Qu’en est-il alors de cette foule vandale et barbare qui les a rués de coups, à mort ?
Qu’est-ce qui a fait qu’on en arrive là ? Notre quotidien sue, suinte même l’aberration. Si la rue se substitue à l’Etat et aux autorités, si ces dernières sont prises au dépourvu et s’en trouvent dépassées, c’est qu’il y a une vraie menace dans l’air. La loi du Talion est-elle en train de renaître de ses cendres pour légitimer la vendetta qui nous projette chez les Balkans ou dans les maquis corses ?
Après Inezgane, Fès, Tanger, Safi, Boumia signe le coup de disgrâce avec un crime odieux commis par toute une population assassine à l’égard d’une ou deux personnes désarmées. Ce petit patelin dédie sa nouvelle version de « Crimes et Châtiments » où on glorifie le Salut de la souffrance mais … celle de l’autre.
Dans ce chaos, on est bien en droit de se demander si ce ne sont pas là les préliminaires affichées d’un islamisme à tendance extrémiste qui est en train de répandre, insensiblement ses tentacules, sous la passivité criarde d’un Etat conciliant, à la limite insouciant et qui préfère ignorer ces faits qu’il qualifie de cas isolés ? L’heure est grave et nous nous leurrons à continuer à affirmer que le danger pointe du nez ! On y est, en plein dedans. Se prenant pour des « surhommes », cette catégorie de personnes mutées en un Apollon, dieu de la purification, s’estiment et se croient être les garants des bonnes législations en se donnant le droit de semer la terreur jusqu’à faire couler le sang pour « nettoyer » –prétendent-ils- le monde de mécréants et de fauteurs pour des considérations théoriques et idéologiques qu’ils inventent. « Nous acceptons d’être criminels pour que la terre se couvre enfin d’innocents », écrira Albert Camus
Ce qui arrive dans notre pays est scandaleux ! La sécurité est un droit fondamental et l’Etat de droit commence à perdre de son vrai sens.
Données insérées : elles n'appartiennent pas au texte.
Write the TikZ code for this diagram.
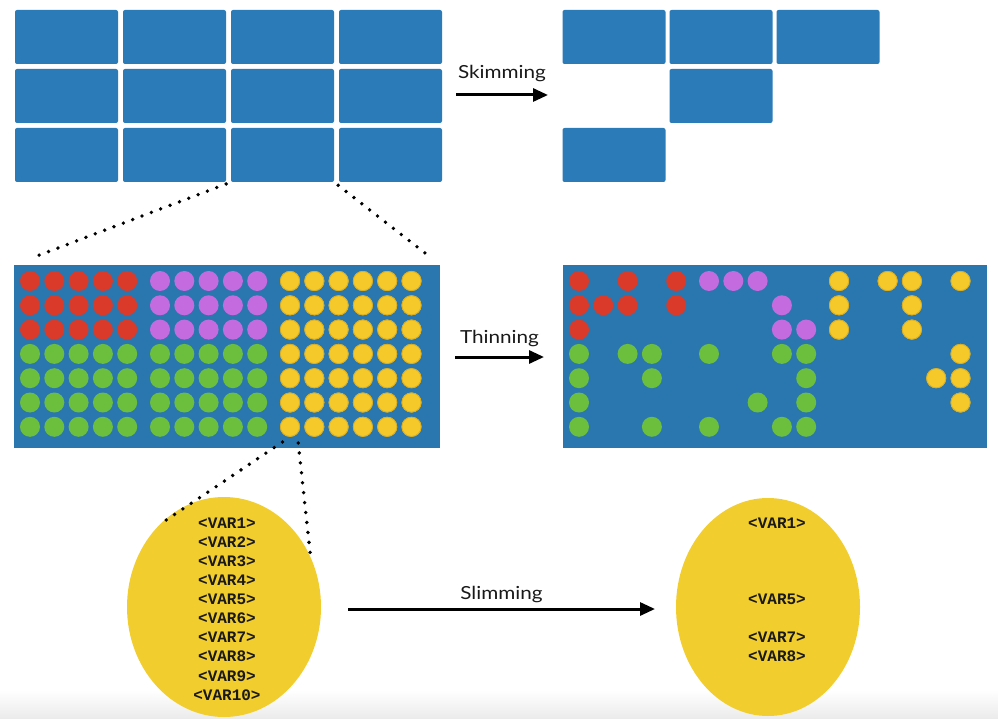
\documentclass[tikz,border=0pt]{standalone}
\usepackage{fontspec}
\setmainfont{Lato}
\newfontfamily\labelfont[FakeStretch=1.15]{Lato}
\newfontfamily\varfont{Liberation Mono}
\usetikzlibrary{arrows.meta, shapes.geometric, positioning}
\definecolor{tileblue}{HTML}{2B7BB8}
\definecolor{panelblue}{HTML}{2A77AF}
\definecolor{dotred}{HTML}{D93A29}
\definecolor{dotpurple}{HTML}{C46BDF}
\definecolor{dotgreen}{HTML}{6BBF3C}
\definecolor{dotyellow}{HTML}{F6C92B}
\definecolor{ringyellow}{HTML}{DDAE1E}
\definecolor{blobyellow}{HTML}{F2CD2E}

\begin{document}
\begin{tikzpicture}[x=1pt, y=-1pt,
    tilebox/.style={rectangle, rounded corners=2pt, fill=tileblue, minimum width=103pt, minimum height=54pt, inner sep=0pt},
    panel/.style={rectangle, fill=panelblue, minimum height=183pt, inner sep=0pt},
    ball/.style={circle, minimum size=20pt, inner sep=0pt},
    blob/.style={ellipse, fill=blobyellow, inner sep=0pt},
    var/.style={font=\varfont\bfseries\fontsize{16}{16}\selectfont, text=black!90, inner sep=0pt},
    lbl/.style={font=\labelfont\fontsize{18}{18}\selectfont, text=black!90, inner sep=0pt},
    flow/.style={line width=3pt, -{Triangle[length=15pt, width=13pt]}},
    zoomline/.style={line width=3.8pt, line cap=round, dash pattern=on 0pt off 10pt}]
    \useasboundingbox (0,0) rectangle (998,719);
    \shade[top color=white, bottom color=black!8] (0,690) rectangle (998,719);

    % skimming
    \foreach \r in {1,2,3}
        \foreach \c in {1,...,4}
            \node[tilebox] (L-\r-\c) at ({66.5+108*(\c-1)}, {37+59*(\r-1)}) {};
    \foreach \r/\c in {1/1, 1/2, 1/3, 2/2, 3/1}
        \node[tilebox] (R-\r-\c) at ({614+107*(\c-1)}, {37+59*(\r-1)}) {};
    \coordinate (skim-a) at (456,95);
    \coordinate (skim-b) at (548,95);
    \draw[flow] (skim-a) -- node[lbl, above=12pt] (skim-txt) {Skimming} (skim-b);

    % thinning
    \node[panel, minimum width=426pt] (thin-L) at (227,356.5) {};
    \node[panel, minimum width=424pt] (thin-R) at (775,356.5) {};
    \foreach \c in {1,...,16}{
        \pgfmathsetmacro\dx{16+24.3*(\c-1)+8.5*(\c>5)+8.5*(\c>10)}
        \foreach \r in {1,...,7}{
            \pgfmathsetmacro\dy{281+24.3*(\r-1)}
            \ifnum\c>10 \def\tone{dotyellow}\else\ifnum\r>3 \def\tone{dotgreen}\else\ifnum\c>5 \def\tone{dotpurple}\else\def\tone{dotred}\fi\fi\fi
            \node[ball, fill=\tone] (dL-\c-\r) at (14+\dx, \dy) {};
        }
    }
    \foreach \c in {11,...,16}
        \foreach \r in {1,...,7}
            \draw[ringyellow, line width=0.8pt] (dL-\c-\r) circle (9.6pt);
    \foreach \tone/\spots in {
        dotred/{1/1, 3/1, 5/1, 1/2, 2/2, 3/2, 5/2, 1/3},
        dotpurple/{6/1, 7/1, 8/1, 9/2, 9/3, 10/3},
        dotgreen/{1/4, 3/4, 4/4, 6/4, 9/4, 10/4, 1/5, 4/5, 10/5, 1/6, 8/6, 10/6, 1/7, 4/7, 6/7, 9/7, 10/7},
        dotyellow/{11/1, 13/1, 14/1, 16/1, 11/2, 14/2, 11/3, 14/3, 16/4, 15/5, 16/5, 16/6}}{
        \foreach \c/\r in \spots{
            \pgfmathsetmacro\dx{16+24.3*(\c-1)+8.5*(\c>5)+8.5*(\c>10)}
            \pgfmathsetmacro\dy{281+24.3*(\r-1)}
            \node[ball, fill=\tone] (dR-\c-\r) at (563+\dx, \dy) {};
            \ifnum\c>10 \draw[ringyellow, line width=0.8pt] (dR-\c-\r) circle (9.6pt);\fi
        }
    }
    \coordinate (thin-a) at (455,357);
    \coordinate (thin-b) at (544,357);
    \draw[flow] (thin-a) -- node[lbl, above=9pt] (thin-txt) {Thinning} (thin-b);

    % slimming
    \node[blob, minimum width=194pt, minimum height=220pt] (vars-L) at (224,607) {};
    \node[blob, minimum width=184pt, minimum height=218pt] (vars-R) at (768,607) {};
    \foreach \i in {1,...,10}
        \node[var] (vL-\i) at (227, {523+19.1*(\i-1)}) {<VAR\i>};
    \foreach \i in {1,5,7,8}
        \node[var] (vR-\i) at (777, {523+19.1*(\i-1)}) {<VAR\i>};
    \coordinate (slim-a) at (348,609);
    \coordinate (slim-b) at (655,609);
    \draw[flow] (slim-a) -- node[lbl, above=5pt] (slim-txt) {Slimming} (slim-b);

    % zoom lines
    \draw[zoomline, shorten <=5pt, shorten >=22pt] (L-3-3.south west) -- (thin-L.north west);
    \draw[zoomline, shorten <=5pt, shorten >=11pt] (L-3-3.south east) -- (thin-L.north east);
    \draw[zoomline, shorten <=9pt] (dL-11-7.south) -- (vars-L.128);
    \draw[zoomline, shorten <=9pt] (dL-11-7.south east) -- (vars-L.30);
\end{tikzpicture}
\end{document}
Si les autorités ne reprennent pas les choses en main, si l’impunité continue à régner, c’est l’anarchie et la pagaille qui nous engloutiront. Nous ne voulons pas de cette loi farouche, inexorable, la loi du plus fort. La loi doit avoir « autorité sur les hommes, et non les hommes sur la loi » comme dirait Pausanias.